Monday February 26, 2024

Low attendance as girls college suspends bus service

January 29, 2023

Islamabad : It's been almost three weeks since the Islamabad Model College for Girls I-8/4 resumed in-person learning after winter break, but the college buses aren't running to the inconvenience of students and their parents.

Many students haven't returned to classes after two weeks' vacation for being without transport to commute between home and the campus, teachers told 'The News'. They insisted that the college had suspended the bus service for being denied transport funds. The teachers said the college could use the Student Fund to operate buses but it chose not to do so for some inexplicable reason.

"It's simply beyond me why the [college] administration is reluctant to use the Student Fund when there're millions of rupees and rules allow their utilisation. The students have more right to the fund than anyone else after contributing to it every year in the first and second years of their intermediate course," a teacher said.
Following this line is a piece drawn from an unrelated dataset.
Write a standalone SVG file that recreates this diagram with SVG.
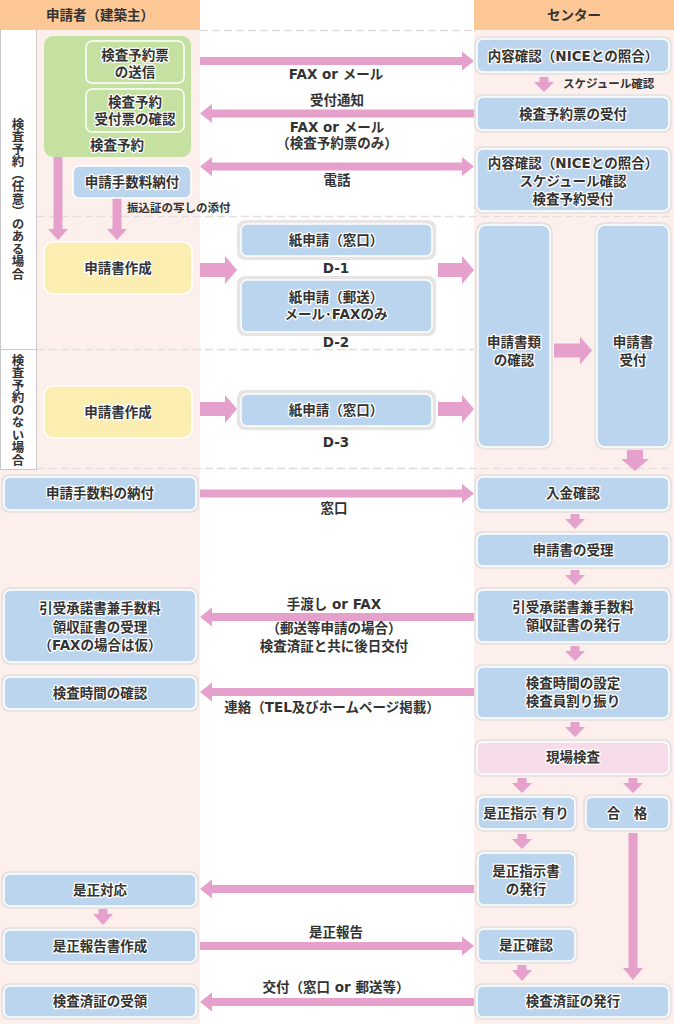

She claimed that the fund was mostly spent on "unproductive" activities instead of student welfare. The teachers also said the unavailability of buses to students had caused low attendance and learning losses. Parents, who belong to the middle and lower middle classes, resented the suspension of bus service saying neither commuting by private vans and taxicabs is affordable nor is direct transport available from most areas to the college.

"After long night duty, I've to wake up early to ride my two daughters to college in the morning and then spare time in mid-afternoon to take them home. It's quite an ordeal," said Mushtaq Ali of Khanna Pul, a locality miles away from the I-8 college. He said four students, who were forced by the suspension of bus service to use a private car to commute, had a road accident on Thursday leading to the death of two, including Minahil Abdullah of grade 5 and Aleena of grade 8, and the critical condition of the others along with their father. A fifth grader complained that her father was a vegetable vendor and couldn't afford private vans or taxis, so she skipped college three days a week.
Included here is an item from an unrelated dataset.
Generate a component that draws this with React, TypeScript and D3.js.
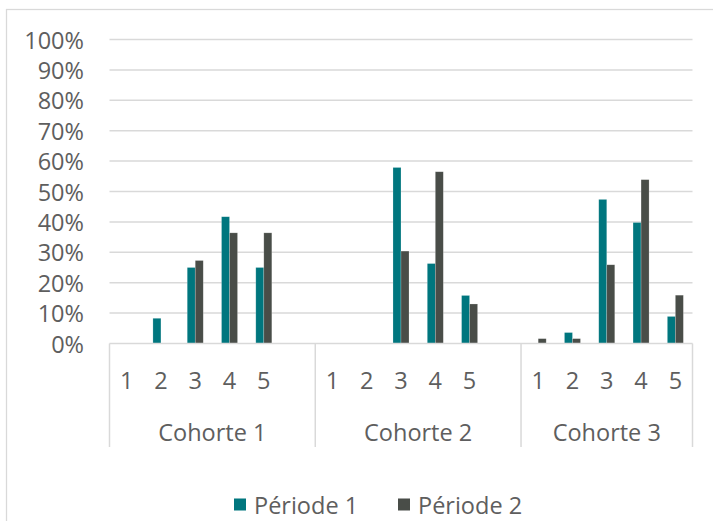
import React from "react";
import * as d3 from "d3";

const cohorts = ["Cohorte 1", "Cohorte 2", "Cohorte 3"];
const subLabels = [
  ["1", "2", "3", "4", "5", ""],
  ["1", "2", "3", "4", "5", ""],
  ["1", "2", "3", "4", "5"],
];
const periode1 = [
  [0, 0.083, 0.25, 0.417, 0.25, null],
  [0, 0, 0.579, 0.263, 0.158, null],
  [0, 0.036, 0.474, 0.398, 0.089],
];
const periode2 = [
  [0, 0, 0.273, 0.364, 0.364, null],
  [0, 0, 0.304, 0.565, 0.13, null],
  [0.016, 0.016, 0.259, 0.539, 0.159],
];
const seriesNames = ["Période 1", "Période 2"];
const seriesColors = ["#00767E", "#494D48"];
const yTicks = [0, 0.1, 0.2, 0.3, 0.4, 0.5, 0.6, 0.7, 0.8, 0.9, 1];

const W = 713;
const H = 521;
const FONT = "'Open Sans', sans-serif";
const TEXT = "#5E5E5E";
const GRID = "#D9D9D9";
const FS = 23.5;

type Slot = { id: string; cohort: number; label: string; values: (number | null)[] };

const slots: Slot[] = [];
cohorts.forEach((_, ci) => {
  subLabels[ci].forEach((lab, si) => {
    slots.push({
      id: `${ci}-${si}`,
      cohort: ci,
      label: lab,
      values: [periode1[ci][si], periode2[ci][si]],
    });
  });
});

export default function App() {
  const left = 109.5;
  const right = 692.5;
  const y0 = 343.5;
  const y1 = 39.5;

  const x = d3.scaleBand<string>().domain(slots.map((s) => s.id)).range([left, right]).padding(0);
  const inner = d3
    .scaleBand<string>()
    .domain(["0", "1"])
    .range([0, x.bandwidth()])
    .paddingInner(0)
    .paddingOuter(1.14);
  const y = d3.scaleLinear().domain([0, 1]).range([y0, y1]);
  const fmt = d3.format(".0%");

  const bounds: number[] = [left];
  const groupCenters: number[] = [];
  cohorts.forEach((_, ci) => {
    const ids = slots.filter((s) => s.cohort === ci).map((s) => s.id);
    const a = x(ids[0])!;
    const b = x(ids[ids.length - 1])! + x.bandwidth();
    groupCenters.push((a + b) / 2);
    bounds.push(b);
  });

  const legendY = 504.5;
  const legendX = [234, 398];

  return (
    <svg
      width={W}
      height={H}
      style={{ position: "absolute", left: 0, top: 0, background: "#fff" }}
      fontFamily={FONT}
      fontWeight={400}
    >
      <rect x={6.5} y={9.5} width={W + 20} height={H + 20} fill="#fff" stroke={GRID} strokeWidth={1.25} />
      {yTicks.map((t) => (
        <g key={t}>
          {t > 0 && (
            <line x1={left} x2={right} y1={y(t)} y2={y(t)} stroke={GRID} strokeWidth={1.5} />
          )}
          <text
            x={84}
            y={y(t)}
            textAnchor="end"
            dominantBaseline="central"
            fontSize={FS}
            fill={TEXT}
          >
            {fmt(t)}
          </text>
        </g>
      ))}
      {slots.map((s) =>
        s.values.map((v, k) =>
          v != null && v > 0 ? (
            <rect
              key={s.id + k}
              x={x(s.id)! + inner(String(k))!}
              y={y(v)}
              width={inner.bandwidth()}
              height={y0 - y(v)}
              fill={seriesColors[k]}
              stroke="rgba(255,255,255,0.35)"
              strokeWidth={0.6}
            />
          ) : null
        )
      )}
      <line x1={left} x2={right} y1={y0} y2={y0} stroke={GRID} strokeWidth={1.5} />
      {bounds.map((b, i) => (
        <line key={i} x1={b} x2={b} y1={y0} y2={447} stroke={GRID} strokeWidth={1.5} />
      ))}
      {slots.map((s) => (
        <text
          key={"l" + s.id}
          x={x(s.id)! + x.bandwidth() / 2}
          y={380}
          textAnchor="middle"
          dominantBaseline="central"
          fontSize={FS}
          fill={TEXT}
        >
          {s.label}
        </text>
      ))}
      {cohorts.map((c, i) => (
        <text
          key={c}
          x={groupCenters[i]}
          y={432}
          textAnchor="middle"
          dominantBaseline="central"
          fontSize={FS}
          fill={TEXT}
        >
          {c}
        </text>
      ))}
      {seriesNames.map((n, i) => (
        <g key={n}>
          <rect x={legendX[i]} y={legendY - 6} width={12} height={12} fill={seriesColors[i]} />
          <text
            x={legendX[i] + 20}
            y={legendY}
            dominantBaseline="central"
            fontSize={FS}
            fill={TEXT}
          >
            {n}
          </text>
        </g>
      ))}
    </svg>
  );
}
"He [my father] uses a ride-hailing bike service to take me to school and home. Riding a small bike with two men is an excruciating experience, but I've to put up with it for learning," the 13-year-old girl told 'The News'.

She complained that skipping college frequently badly affected her studies.

Resident Kamran Ahmad also resented the suspension of bus service and said he rented a private van for her two daughters enrolled in the I-8 girls college but it was a big burden on his household expenses amid rising inflation. He also said what troubled him more was to see her daughters sit in a cramped van. "The college should put the buses back on the road without delay to the relief of both students and their parents," he said.

A widow, whose daughter is a sixth grader in the college, said she worked as domestic help, while her husband, too, had a meagre income from his small time job, so hiring private vans or taxicabs for her daughter was unaffordable for them. She demanded authorities intervene for the immediate resumption of bus service by the college.